— Prompt —
Reproduce the lines exactly, beginning with the line that has "What React, TypeScript" and ending with the line that has "Chart.register(...registerables);". Images are left out.

— Material provided —

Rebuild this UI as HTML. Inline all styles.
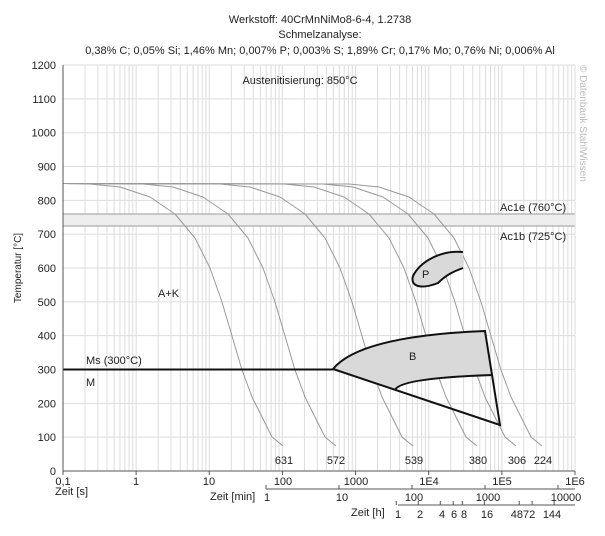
---
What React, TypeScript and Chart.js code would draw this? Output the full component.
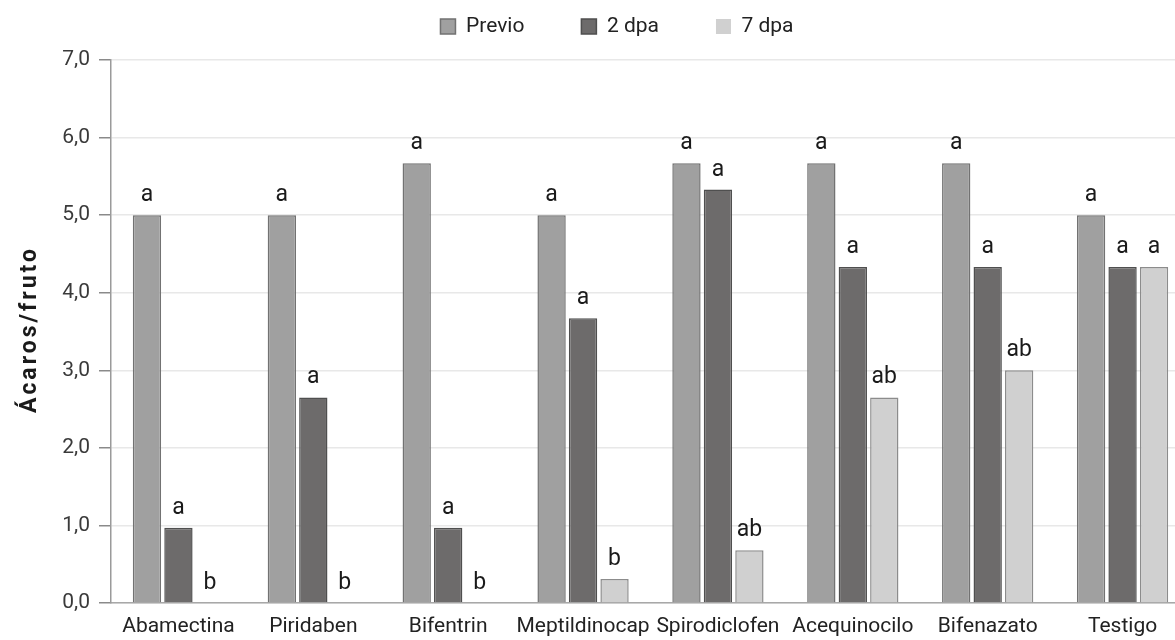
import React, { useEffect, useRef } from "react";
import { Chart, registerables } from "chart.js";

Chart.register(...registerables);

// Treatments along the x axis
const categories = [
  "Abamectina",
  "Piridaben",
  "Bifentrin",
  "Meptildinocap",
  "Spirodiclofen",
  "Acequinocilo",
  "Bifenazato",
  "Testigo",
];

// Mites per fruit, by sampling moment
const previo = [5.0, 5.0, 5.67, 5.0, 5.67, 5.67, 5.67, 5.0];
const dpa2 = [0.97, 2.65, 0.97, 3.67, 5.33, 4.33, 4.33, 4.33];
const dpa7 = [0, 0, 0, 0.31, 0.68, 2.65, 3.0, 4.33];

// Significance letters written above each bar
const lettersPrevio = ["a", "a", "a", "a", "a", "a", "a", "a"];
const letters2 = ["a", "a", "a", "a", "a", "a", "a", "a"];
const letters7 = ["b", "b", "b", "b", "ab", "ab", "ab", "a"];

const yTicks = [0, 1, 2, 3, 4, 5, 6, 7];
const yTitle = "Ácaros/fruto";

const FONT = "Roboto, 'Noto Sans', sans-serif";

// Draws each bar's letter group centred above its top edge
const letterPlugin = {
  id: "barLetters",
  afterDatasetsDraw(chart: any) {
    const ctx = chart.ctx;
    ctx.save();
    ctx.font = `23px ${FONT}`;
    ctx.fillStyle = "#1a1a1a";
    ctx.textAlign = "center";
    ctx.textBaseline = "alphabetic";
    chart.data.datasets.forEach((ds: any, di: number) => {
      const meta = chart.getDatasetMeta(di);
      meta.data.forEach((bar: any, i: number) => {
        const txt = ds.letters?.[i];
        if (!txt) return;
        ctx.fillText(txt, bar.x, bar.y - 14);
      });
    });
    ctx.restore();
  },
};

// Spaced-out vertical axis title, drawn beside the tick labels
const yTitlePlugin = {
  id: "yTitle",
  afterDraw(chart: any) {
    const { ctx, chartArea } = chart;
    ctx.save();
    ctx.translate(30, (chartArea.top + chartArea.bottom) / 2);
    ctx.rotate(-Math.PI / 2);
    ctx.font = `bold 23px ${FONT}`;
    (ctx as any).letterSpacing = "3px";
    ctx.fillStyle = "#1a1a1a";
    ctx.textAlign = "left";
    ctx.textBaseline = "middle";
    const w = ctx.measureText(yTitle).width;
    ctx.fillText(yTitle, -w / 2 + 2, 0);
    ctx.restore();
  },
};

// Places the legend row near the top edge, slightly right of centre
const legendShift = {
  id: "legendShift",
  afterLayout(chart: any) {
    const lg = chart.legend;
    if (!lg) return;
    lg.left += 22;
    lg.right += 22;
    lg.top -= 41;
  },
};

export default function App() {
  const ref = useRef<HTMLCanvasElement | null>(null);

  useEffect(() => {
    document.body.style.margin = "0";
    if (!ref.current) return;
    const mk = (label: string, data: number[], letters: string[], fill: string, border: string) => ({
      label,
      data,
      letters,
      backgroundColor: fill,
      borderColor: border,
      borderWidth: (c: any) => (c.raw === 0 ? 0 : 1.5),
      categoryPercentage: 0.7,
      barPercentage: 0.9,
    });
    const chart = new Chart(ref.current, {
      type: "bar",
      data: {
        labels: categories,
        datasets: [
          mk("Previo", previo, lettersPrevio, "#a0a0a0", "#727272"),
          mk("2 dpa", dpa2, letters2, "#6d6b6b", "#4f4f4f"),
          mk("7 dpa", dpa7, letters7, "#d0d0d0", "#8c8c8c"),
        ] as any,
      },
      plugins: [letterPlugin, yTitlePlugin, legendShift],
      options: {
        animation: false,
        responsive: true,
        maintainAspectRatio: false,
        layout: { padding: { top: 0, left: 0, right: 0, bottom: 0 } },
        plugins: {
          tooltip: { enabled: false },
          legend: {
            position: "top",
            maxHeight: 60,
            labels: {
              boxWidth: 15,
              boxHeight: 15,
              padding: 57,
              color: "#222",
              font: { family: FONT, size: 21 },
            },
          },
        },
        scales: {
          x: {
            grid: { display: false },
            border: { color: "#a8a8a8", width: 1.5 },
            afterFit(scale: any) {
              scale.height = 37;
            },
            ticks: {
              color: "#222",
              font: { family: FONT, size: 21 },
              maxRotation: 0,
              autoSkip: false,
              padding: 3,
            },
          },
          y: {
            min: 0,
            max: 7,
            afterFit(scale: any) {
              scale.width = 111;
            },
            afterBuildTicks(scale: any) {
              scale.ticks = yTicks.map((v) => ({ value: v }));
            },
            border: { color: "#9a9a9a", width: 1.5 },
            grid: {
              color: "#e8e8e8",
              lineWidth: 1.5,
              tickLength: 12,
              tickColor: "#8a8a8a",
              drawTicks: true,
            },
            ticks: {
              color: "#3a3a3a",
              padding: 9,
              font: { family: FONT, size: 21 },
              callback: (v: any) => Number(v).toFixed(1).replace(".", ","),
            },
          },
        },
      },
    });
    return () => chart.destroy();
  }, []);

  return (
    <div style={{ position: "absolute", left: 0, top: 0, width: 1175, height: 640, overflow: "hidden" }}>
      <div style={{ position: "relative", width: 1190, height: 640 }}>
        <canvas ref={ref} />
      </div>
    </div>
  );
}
--
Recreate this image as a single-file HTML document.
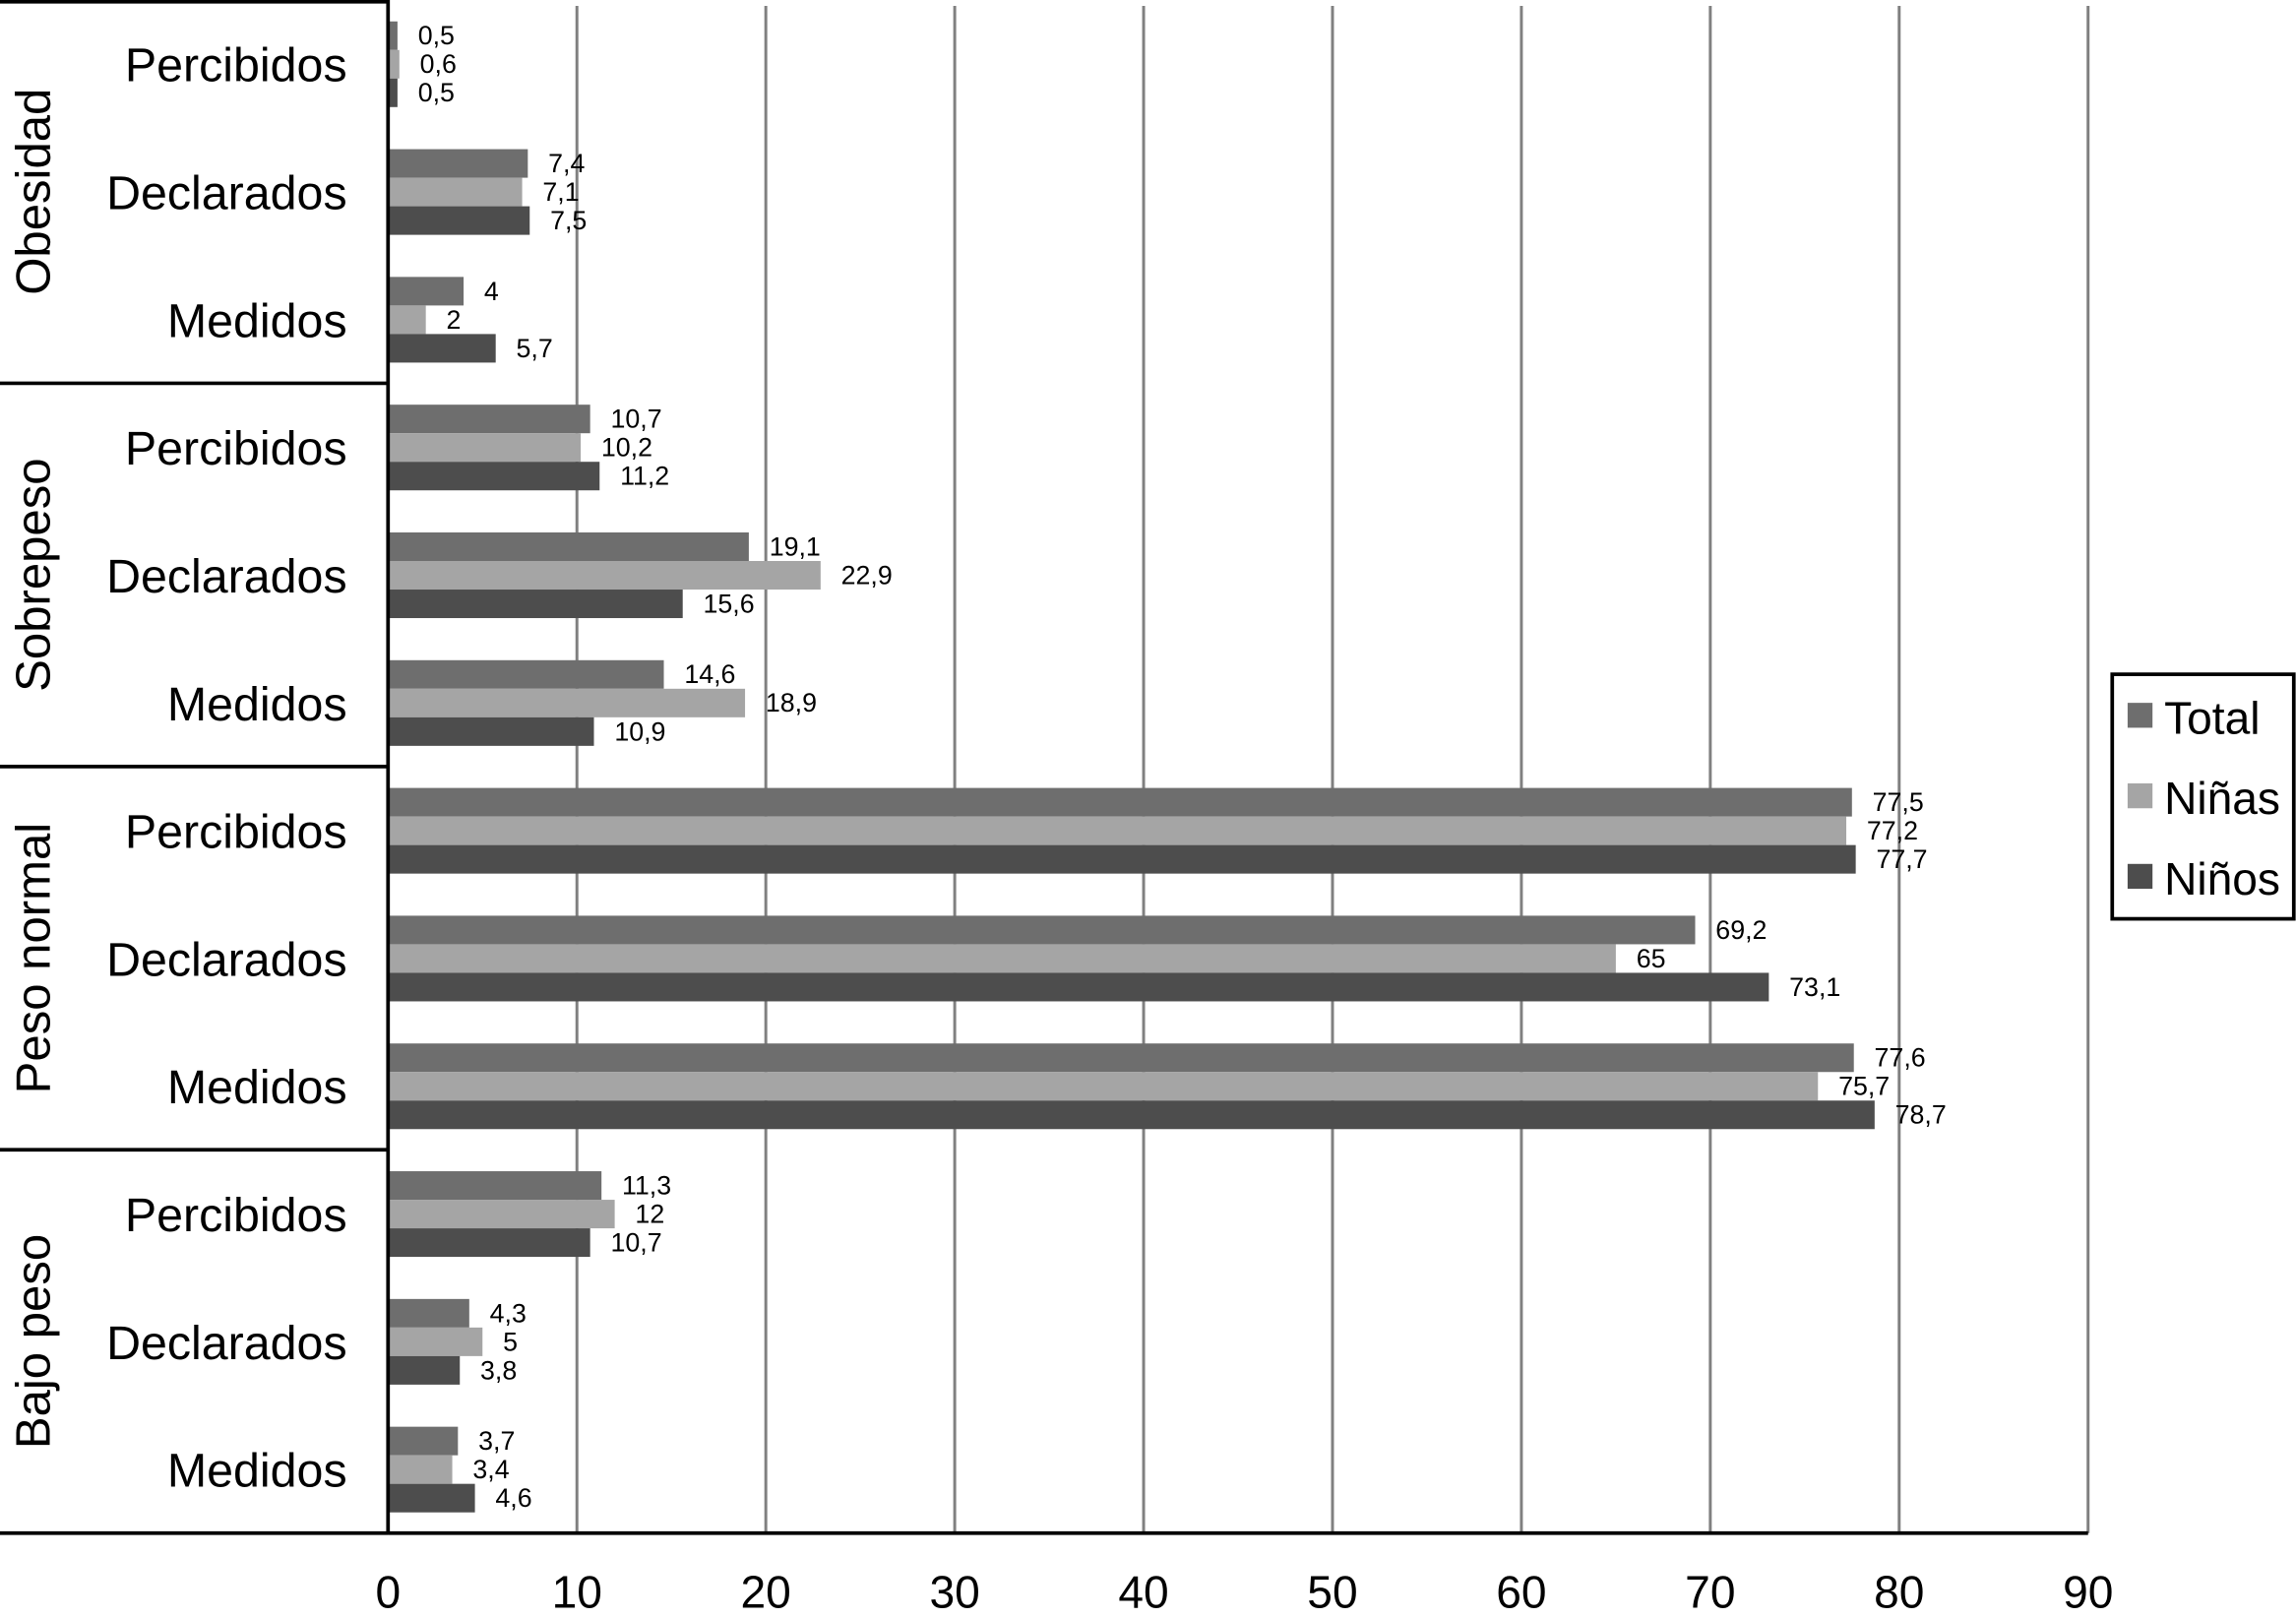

— Answer in full —
What React, TypeScript and Chart.js code would draw this? Output the full component.
import React, { useEffect, useRef } from "react";
import { Chart, registerables } from "chart.js";

Chart.register(...registerables);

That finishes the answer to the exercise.